I had my cultural orientation to the market place and the center of town the other day. Now I can understand how friends who have travelled and spent time in developing nations have commented that it can take a whole day to go shopping and to buy food! It was definitely sensory overload. The noise, the smells, the heat, the lack of personal space, the need to greet people everywhere you went and politely decline the offers to buy venders wares....after a few hours I was exhausted!
My Nigerian tour guide, a lovely lady named Kauna from SIM office, who has spent some time in the US so understands the Western ways of doing and being, first took me to the Baturi (white person) market. This market has things like strawberries, apples, broccoli and cauliflower, things not indigenous to Nigeria. Our next stop was to buy fabric for me to get some Nigerian wrapper skirts made from. It's highly important to do this, as it shows to the Nigerians that you're willing to learn and embrace their culture. We entered a narrow alleyway full of cramped stores wall to wall with yards of bright coloured fabric, I chose a pink and green patterned number....photos will follow if I ever get good internet speed!

I got a sim card for my phone so I can stay in touch with people here and receive security alerts when need be. I had to get it registered which was a bit intimidating when they not only wanted a photo but my thumb and index fingerprints of both hands for their system!
Next stop was the local supermarket most of the missionaries use. I was surprised by how many things were available, lots of american brands particularly, but I saw vegemite, maggi stock, cadbury chocolate and even white chocolate malteasers! Lots of imitation products of overseas brands such as 'Skiipy' peanut butter instead of Skippy and things I'll have to slowly discover how to buy Nigerian, like the best tasting milk powder, where to buy fresh yoghurt (Nigerian have a sweet liquid drink they call yoghurt...nice but not on muesli or fruit) and which meats to avoid and which are safe to buy. I then got some Nigerian vegetables from the street venders: carrots, lettuce, tomatoes, red onions, capsicums and cucumber. It was so cheap, for example all of that would have cost me under $5 NZD.
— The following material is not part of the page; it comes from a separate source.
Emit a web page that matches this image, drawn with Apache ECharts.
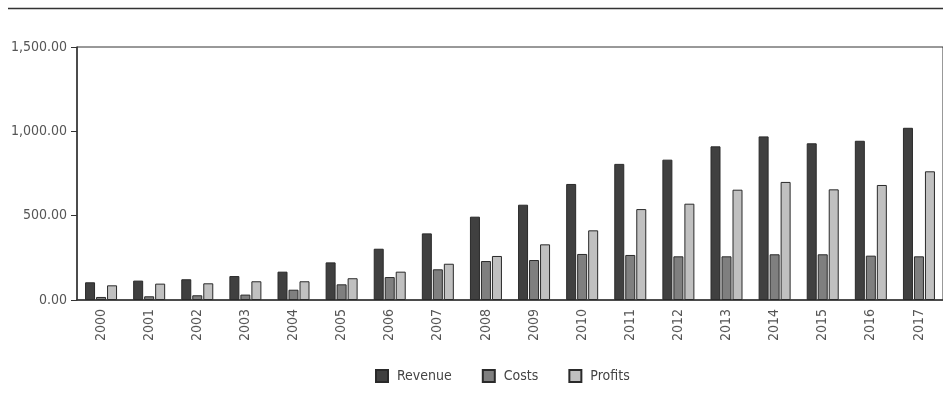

After lugging all my produce and fabric home because none of the taxi's would pick us up due to the traffic around Challenge compound (a taxi costs 50 Naira for most destinations; NZ 35 cents), I got home and attempted to pre-prepare some of my food. Because our western stomaches aren't accustomed to the Nigeria water supply (who knows what kind of parasites could be lurking), we not only filter our water but bleach the food we want to eat raw. This doesn't include food you can peel such as bananas, mangos, oranges and papayas, but things like strawberries, lettuce, tomatoes etc. must get soaked in a bleach called Milton for 7-10mins before it's safe to eat. Food preparation here therefore takes a lot more time and thought. I even have to use bottled/filtered water while brushing my teeth! I try to hold the bottle in my left hand the whole time so I don't go for the tap with my spare hand as it is still habit to do, I've had a few near misses and I'm positive I've swallowed shower water, but I'm not dead yet so that's good!

Well I've been here a week now and we have several power cuts a day. Apparently the electricity (or NEPA as it's referred to here, stands for Nigerian Electrical Power Association) has improved in my district in recent months because one of the Governors' has moved in down the road and also because there are several big banks in the same region that obviously can't afford to be without power too long. My colleague Kelly said they often go without power for days in her compound and once went for 2 weeks without any power. We're very blessed at Challenge because we have had a battery system installed. It's very expensive to run but it's such an amazing relief to have light when there's no NEPA simply by flicking a different switch. I did wonder when I first arrived why there were two light switches for every light in my apartment. One of the hard things about having no NEPA is that there is no way to keep things cool or frozen. As I don't have a huge amount in my freezer, I've frozen water bottles so that when the power is off, what I have in there will stay frozen for around 40-50 hours. The key is just to open the fridge as infrequently as possible. It's been so crazy realising how much we take for granted in our developed country. Speaking for myself I definitely felt quite enraged and hard done by if for some reason the power was out at home, wether because of bad weather or servicing of the wires, but here it's just an awesome privilege to have continuous NEPA the whole day! I did my first load of washing the other night and the power went out mid cycle, typical! Thankfully it came on again a few hours later so my clothes weren't soaking for too long. That's all for now, I'm trying my hardest to keep each blog a readable length!